Чернышевский очень рано ушел в публицистику, которая усилила в нем элементы острой и поспешной критики современности, отодвинув в сторону его (бесспорное) философское дарование. В Лаврове же его яркая революционная деятельность нисколько не понижала его научной осторожности и вдумчивости. Лавров несомненно был подлинным философом, но его со всех сторон стесняла не публицистика, а именно его ученость, — при том ученым был он настоящим, с огромной эрудицией и разносторонними интересами. Его можно сближать с Г. Спенсером, с В. Бундтом по широте синтеза и основательности его познаний, — — но в его «полупозитивизме» очень определенно выступает и 'его философский дар, стесненный, но не подавленный поклонением науке.

Что касается биографии Лаврова,[893] то, как уже было упомянуто, она остается доныне неразработанной. Остановимся на наиболее важных событиях его жизни.

Петр Лаврович Лавров (1823–1909) родился в семье богатого русского помещика. Отец его был военным и сына тоже направил в военную школу — молодой Лавров поступил в Артиллерийское военное училище. Уже в эти ранние годы (Лавров окончил военное училище 19–ти лет) он отличался исключительной эрудицией; в это время интересы его склонялись преимущественно к изучению математики и естествознания, но он тщательно изучал и историю научной мысли. В 1844–ом году (21–го года) Лавров стал преподавателем математики в Артиллерийскою училище, а через несколько лет стал профессором математики в Артиллерийской Академии. Научные и исторические занятия были глубоко связаны у Лаврова с моральными исканиями — в этом отношении Лавров, разделяя общую русским философам моральную установку, занимает одно из самых видных мест в истории русских этических исканий. Нет сомнения, что в духовном созревании Лаврова сыграло большую роль влияние Герцена;[894] во всяком случае, Лавров

близок к Герцену в целом ряде его основных идей (хотя Лаврову совершенно была чужда трагическая историософия Герцена). Принципиальный я психологический примат этики у Лаврова оставался всю его жизнь и составлял подлинный фундамент его секуляризма, резко и систематически выраженного Лавровым.[895]

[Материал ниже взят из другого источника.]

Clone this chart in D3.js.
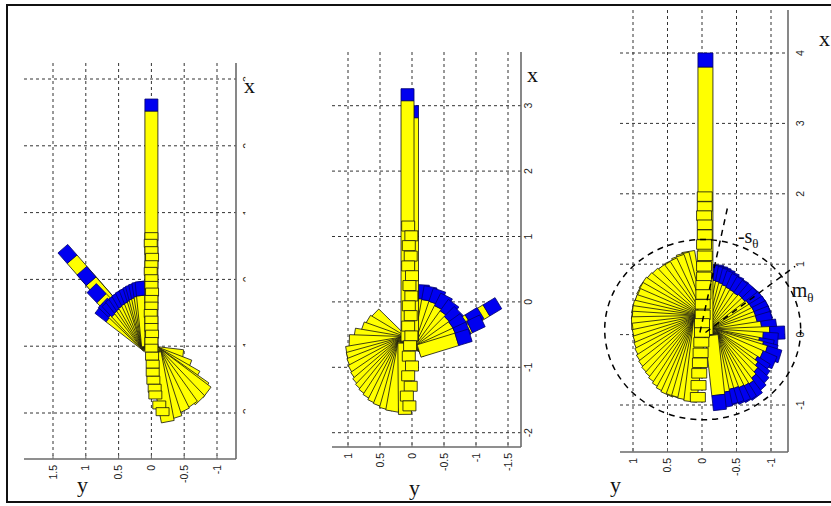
<!DOCTYPE html>
<html>
<head>
<meta charset="utf-8">
<script src="https://cdn.jsdelivr.net/npm/d3@7"></script>
<style>
body { margin: 0; background: #fff; }
svg { display: block; }
.grid line { stroke: #333; stroke-width: 1; stroke-dasharray: 3,3; }
.axis line { stroke: #6a6a6a; stroke-width: 1.6; }
.tick text { font-family: "Liberation Sans", Arial, sans-serif; font-size: 10.5px; fill: #222; }
.lab { font-family: "Liberation Serif", "Times New Roman", serif; font-size: 22px; fill: #111; }
.yel { fill: #ffff00; stroke: #111; stroke-width: 0.8; stroke-linejoin: round; }
.blu { fill: #0000f0; stroke: #00006a; stroke-width: 0.8; }
.dash { fill: none; stroke: #000; stroke-width: 1.5; stroke-dasharray: 6,5; }
</style>
</head>
<body>
<div id="chart"></div>
<script>
// ---- panel 1 ----
var p1HTicks = [1.5, 1, 0.5, 0, -0.5, -1]
var p1HLabels = ["1.5", "1", "0.5", "0", "-0.5", "-1"]
var p1VTicks = [3, 2, 1, 0, -1, -2]
var p1VLabels = ["3", "2", "1", "0", "-1", "-2"]
var p1Stem = [[-1.0, 0.0], [2.70, 0.0]]
var p1Stack = [[0.64,0],[0.54,0.01],[0.43,0],[0.33,-0.01],[0.22,0],[0.12,0.01],[0.01,0],[-0.09,0],
  [-0.19,-0.01],[-0.30,0],[-0.40,0],[-0.51,0.01],[-0.61,0],[-0.72,0],[-0.82,-0.01],[-0.93,0],[-1.03,0],
  [-1.15,-0.01],[-1.27,-0.02],[-1.39,-0.02],[-1.51,-0.03],[-1.63,-0.05],[-1.73,-0.06],[-1.88,-0.12],[-1.98,-0.17]]
var p1UpPivot = [-1.0, 0.05]
var p1UpTips = [[0.46,1.35],[0.13,1.06],[-0.13,0.91],[-0.43,0.80],[-0.35,0.74],[-0.34,0.68],[-0.28,0.62],
  [-0.24,0.57],[-0.20,0.52],[-0.16,0.46],[-0.13,0.40],[-0.10,0.34],[-0.08,0.30],[-0.06,0.25],[-0.04,0.20],[-0.03,0.15]]
var p1DownPivot = [-1.1, -0.05]
var p1DownTips = [[-1.15,-0.48],[-1.30,-0.58],[-1.46,-0.69],[-1.63,-0.82],[-1.69,-0.85],[-1.81,-0.74],
  [-1.88,-0.62],[-1.97,-0.49],[-2.07,-0.37],[-2.13,-0.25]]

// ---- panel 2 ----
var p2HTicks = [1, 0.5, 0, -0.5, -1, -1.5]
var p2HLabels = ["1", "0.5", "0", "-0.5", "-1", "-1.5"]
var p2VTicks = [3, 2, 1, 0, -1, -2]
var p2VLabels = ["3", "2", "1", "0", "-1", "-2"]
var p2Stem2 = [[-0.6, 0.0], [3.0, 0.0]]
var p2Stem = [[-0.6, 0.07], [3.26, 0.07]]
var p2Stack = [[1.16,0.06],[1.01,0.01],[0.86,0.05],[0.70,0.02],[0.55,0.06],[0.40,0.0],[0.25,0.04],[0.09,0.01],
  [-0.06,0.05],[-0.21,0.02],[-0.37,0.06],[-0.52,0.01],[-0.67,0.03],[-0.83,0.05],[-0.98,0.0],[-1.13,0.06],
  [-1.29,0.02],[-1.44,0.08],[-1.59,0.04]]
var p2LeftPivot = [-0.63, 0.12]
var p2LeftTips = [[-0.18,0.59],[-0.29,0.70],[-0.40,0.78],[-0.50,0.90],[-0.60,0.98],[-0.78,1.02],[-0.87,1.00],
  [-0.96,0.98],[-1.06,0.95],[-1.16,0.90],[-1.25,0.86],[-1.33,0.81],[-1.40,0.75],[-1.47,0.68],[-1.54,0.60],
  [-1.59,0.51],[-1.64,0.41],[-1.67,0.31],[-1.72,0.11]]
var p2RightPivot = [-0.75, -0.11]
var p2RightTips = [[-0.02,-1.35],[-0.17,-1.07],[-0.29,-1.10],[0.26,-0.17],[0.23,-0.29],[0.18,-0.43],[0.09,-0.54],
  [-0.02,-0.65],[-0.14,-0.73],[-0.26,-0.81],[-0.40,-0.88],[-0.51,-0.91]]

// ---- panel 3 ----
var p3HTicks = [1, 0.5, 0, -0.5, -1]
var p3HLabels = ["1", "0.5", "0", "-0.5", "-1"]
var p3VTicks = [4, 3, 2, 1, 0, -1]
var p3VLabels = ["4", "3", "2", "1", "0", "-1"]
var p3Stem = [[0.0, -0.05], [4.0, -0.05]]
var p3Stack = [[1.96,-0.04],[1.82,-0.04],[1.69,-0.03],[1.56,-0.04],[1.42,-0.04],[1.28,-0.03],[1.12,-0.04],
  [0.97,-0.03],[0.82,-0.03],[0.70,-0.02],[0.57,-0.02],[0.43,-0.01],[0.28,-0.01],[0.16,0.0],[0.03,0.0],
  [-0.11,0.01],[-0.26,0.02],[-0.40,0.03],[-0.55,0.04],[-0.72,0.05],[-0.89,0.06]]
var p3LeftPivot = [0.18, 0.03]
var p3LeftTips = [[1.18,0.20],[1.15,0.28],[1.11,0.35],[1.05,0.45],[0.99,0.54],[0.94,0.62],[0.88,0.71],[0.81,0.79],
  [0.74,0.86],[0.66,0.90],[0.57,0.93],[0.48,0.97],[0.40,1.00],[0.32,1.01],[0.24,1.01],[0.16,1.02],[0.07,1.00],
  [-0.02,0.99],[-0.11,0.97],[-0.20,0.95],[-0.28,0.93],[-0.37,0.90],[-0.45,0.86],[-0.53,0.81],[-0.60,0.75],
  [-0.67,0.70],[-0.74,0.64],[-0.80,0.58],[-0.85,0.51],[-0.87,0.43],[-0.89,0.35],[-0.92,0.26],[-0.95,0.17]]
var p3RightPivot = [-0.01, -0.14]
var p3RightTips = [[0.99,-0.22],[0.97,-0.28],[0.95,-0.33],[0.92,-0.39],[0.88,-0.45],[0.83,-0.52],[0.78,-0.59],
  [0.72,-0.66],[0.67,-0.74],[0.60,-0.80],[0.54,-0.87],[0.47,-0.92],[0.40,-0.96],[0.32,-0.99],[0.24,-1.01],
  [0.13,-1.08],[0.03,-1.20],[-0.07,-1.10],[-0.17,-1.03],[-0.24,-1.08],[-0.31,-1.13],[-0.40,-1.05],[-0.50,-0.94],
  [-0.59,-0.93],[-0.68,-0.91],[-0.78,-0.86],[-0.88,-0.80],[-0.92,-0.71],[-0.95,-0.62],[-0.97,-0.52],
  [-0.99,-0.43],[-1.03,-0.35],[-1.07,-0.26]]
var p3Circle = { center: [0.07, -0.01], rx: 1.28, ry: 1.42 }
var p3SLine = [[0.03, 0.03], [1.85, -0.38]]
var p3MLine = [[0.03, -0.05], [0.97, -1.35]]
var p3SLabelAt = [1.30, -0.52]
var p3MLabelAt = [0.53, -1.30]

var W = 831, H = 506

var svg = d3.select("#chart").append("svg")
  .attr("width", W)
  .attr("height", H)

svg.append("rect")
  .attr("x", 7).attr("y", 5)
  .attr("width", 840).attr("height", 497)
  .attr("fill", "#fff").attr("stroke", "#111").attr("stroke-width", 2)

var defs = svg.append("defs")
defs.append("clipPath").attr("id", "cut1")
  .append("rect").attr("x", 0).attr("y", 0).attr("width", 245.5).attr("height", H)

// draws one bar from p0 to p1 (pixel space), optional blue end of given length
function drawBar(g, p0, p1, w, blue) {
  var dx = p1[0] - p0[0], dy = p1[1] - p0[1]
  var len = Math.hypot(dx, dy)
  var ux = dx / len, uy = dy / len
  var nx = -uy * w / 2, ny = ux * w / 2
  var b = Math.min(blue || 0, len)
  var m = [p1[0] - ux * b, p1[1] - uy * b]
  var quad = (a, c) => [[a[0]+nx, a[1]+ny], [c[0]+nx, c[1]+ny], [c[0]-nx, c[1]-ny], [a[0]-nx, a[1]-ny]]
  g.append("polygon").attr("class", "yel").attr("points", quad(p0, b ? m : p1).join(" "))
  if (b) g.append("polygon").attr("class", "blu").attr("points", quad(m, p1).join(" "))
}

function makePanel(cfg) {
  var hs = d3.scaleLinear().domain(cfg.hDomain).range(cfg.hRange)
  var vs = d3.scaleLinear().domain(cfg.vDomain).range(cfg.vRange)
  var px = (d) => [hs(d[1]), vs(d[0])]
  var box = cfg.box
  var g = svg.append("g")

  var grid = g.append("g").attr("class", "grid")
  grid.selectAll(".gv").data(cfg.hTicks).enter().append("line")
    .attr("x1", hs).attr("x2", hs)
    .attr("y1", box.top).attr("y2", box.bottom)
  grid.selectAll(".gh").data(cfg.vTicks).enter().append("line")
    .attr("y1", vs).attr("y2", vs)
    .attr("x1", box.left).attr("x2", box.right)

  var ax = g.append("g").attr("class", "axis")
  ax.append("line").attr("x1", box.right).attr("x2", box.right).attr("y1", box.top).attr("y2", box.bottom)
  ax.append("line").attr("x1", box.left).attr("x2", box.right).attr("y1", box.bottom).attr("y2", box.bottom)
  ax.selectAll(".tk").data(cfg.hTicks).enter().append("line")
    .attr("x1", hs).attr("x2", hs)
    .attr("y1", box.bottom).attr("y2", box.bottom - 4)
    .style("stroke-width", 1)

  var bt = g.append("g").attr("class", "tick")
  bt.selectAll("text").data(cfg.hTicks).enter().append("text")
    .attr("transform", (d) => "translate(" + hs(d) + "," + (box.bottom + 6) + ") rotate(-90)")
    .attr("text-anchor", "end")
    .attr("dy", "0.35em")
    .text((d, i) => cfg.hLabels[i])

  var rt = g.append("g").attr("class", "tick")
  if (cfg.clip) rt.attr("clip-path", "url(#" + cfg.clip + ")")
  rt.selectAll("text").data(cfg.vTicks).enter().append("text")
    .attr("transform", (d) => "translate(" + (box.right + cfg.rOff) + "," + vs(d) + ") rotate(-90)")
    .attr("text-anchor", "middle")
    .attr("dy", "0.35em")
    .text((d, i) => cfg.vLabels[i])

  g.append("text").attr("class", "lab")
    .attr("x", cfg.xLab[0]).attr("y", cfg.xLab[1]).text("x")
  g.append("text").attr("class", "lab")
    .attr("x", cfg.yLab[0]).attr("y", cfg.yLab[1]).text("y")

  var bars = g.append("g")
  cfg.fans.forEach(function (f) {
    f.tips.forEach(function (t) {
      drawBar(bars, px(f.pivot), px(t), cfg.bw, f.blue)
    })
  })
  cfg.stems.forEach(function (s) {
    drawBar(bars, px(s[0]), px(s[1]), cfg.sw, cfg.sw - 1)
  })
  cfg.stack.forEach(function (s) {
    var c = px(s)
    bars.append("rect").attr("class", "yel")
      .attr("x", c[0] - cfg.sw / 2).attr("y", c[1] - cfg.sh / 2)
      .attr("width", cfg.sw).attr("height", cfg.sh)
  })
  return { g: g, hs: hs, vs: vs, px: px }
}

makePanel({
  hDomain: [1.5, -1], hRange: [53, 217],
  vDomain: [3, -2], vRange: [79, 413],
  box: { left: 24, right: 236, top: 63, bottom: 459 },
  hTicks: p1HTicks, hLabels: p1HLabels, vTicks: p1VTicks, vLabels: p1VLabels,
  rOff: 11, clip: "cut1",
  xLab: [244, 93], yLab: [77, 492],
  bw: 13, sw: 13, sh: 8,
  fans: [
    { pivot: p1DownPivot, tips: p1DownTips, blue: 0 },
    { pivot: p1UpPivot, tips: p1UpTips, blue: 14 }
  ],
  stems: [p1Stem],
  stack: p1Stack
})

makePanel({
  hDomain: [1, -1.5], hRange: [348, 508],
  vDomain: [3, -2], vRange: [105.7, 432.7],
  box: { left: 332, right: 521, top: 52, bottom: 447 },
  hTicks: p2HTicks, hLabels: p2HLabels, vTicks: p2VTicks, vLabels: p2VLabels,
  rOff: 7,
  xLab: [527, 82], yLab: [409, 495],
  bw: 13, sw: 13, sh: 10,
  fans: [
    { pivot: p2RightPivot, tips: p2RightTips, blue: 14 },
    { pivot: p2LeftPivot, tips: p2LeftTips, blue: 0 }
  ],
  stems: [p2Stem2, p2Stem],
  stack: p2Stack
})

var p3 = makePanel({
  hDomain: [1, -1], hRange: [633, 771],
  vDomain: [4, -1], vRange: [53, 405],
  box: { left: 620, right: 788, top: 10, bottom: 452 },
  hTicks: p3HTicks, hLabels: p3HLabels, vTicks: p3VTicks, vLabels: p3VLabels,
  rOff: 12,
  xLab: [819, 46], yLab: [610, 492],
  bw: 13, sw: 15, sh: 9.5,
  fans: [
    { pivot: p3LeftPivot, tips: p3LeftTips, blue: 0 },
    { pivot: p3RightPivot, tips: p3RightTips, blue: 15 }
  ],
  stems: [p3Stem],
  stack: p3Stack
})

// circular mean / spread markers
var cc = p3.px(p3Circle.center)
p3.g.append("ellipse").attr("class", "dash")
  .attr("cx", cc[0]).attr("cy", cc[1])
  .attr("rx", Math.abs(p3.hs(p3Circle.ry) - p3.hs(0)))
  .attr("ry", Math.abs(p3.vs(p3Circle.rx) - p3.vs(0)))
;[p3SLine, p3MLine].forEach(function (l) {
  var a = p3.px(l[0]), b = p3.px(l[1])
  p3.g.append("line").attr("class", "dash")
    .attr("x1", a[0]).attr("y1", a[1]).attr("x2", b[0]).attr("y2", b[1])
})

var sl = p3.px(p3SLabelAt)
var st = p3.g.append("text").attr("class", "lab").style("font-size", "20px")
  .attr("x", sl[0]).attr("y", sl[1])
st.append("tspan").text("-s")
st.append("tspan").attr("dy", 5).style("font-size", "13px").text("θ")

var ml = p3.px(p3MLabelAt)
var mt = p3.g.append("text").attr("class", "lab").style("font-size", "20px")
  .attr("x", ml[0]).attr("y", ml[1])
mt.append("tspan").text("m")
mt.append("tspan").attr("dy", 5).style("font-size", "13px").text("θ")
</script>
</body>
</html>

Философские интересы очень рано проявились у Лаврова как раз в связи с изучением истории науки. Лавров всецело был захвачен общей атмосферой позитивизма, царившей в Европе с конца 40–ых годов, но он основательно изучал и немецкую идеалистическую философию, памятником чего являются прежде всего его статьи о Гегеле.[896] Очень спорным является вопрос, какое из влияний было решающим в философском развитии Лаврова. Сам Лавров в своей автобиографии говорит о серьезном влиянии на него Протагора, Конта, Фейербаха и А. Ланге, — но при изучении его взглядов становится ясным, что велико было влияние еще ряда философов — прежде всего Канта, затем Курно и Ампера,[897] Спенсера, Маркса.[898] Как видим, это все столь различные авторы, что, очевидно, перед нами или просто эклектик, или же, наоборот, человек с собственным оригинальным синтезом. В реальности именно последнего не приходится сомневаться, но где искать центра и руководящей основы оригинальных построений Лаврова, — это не легко установить. Но к этому мы еще вернемся позже.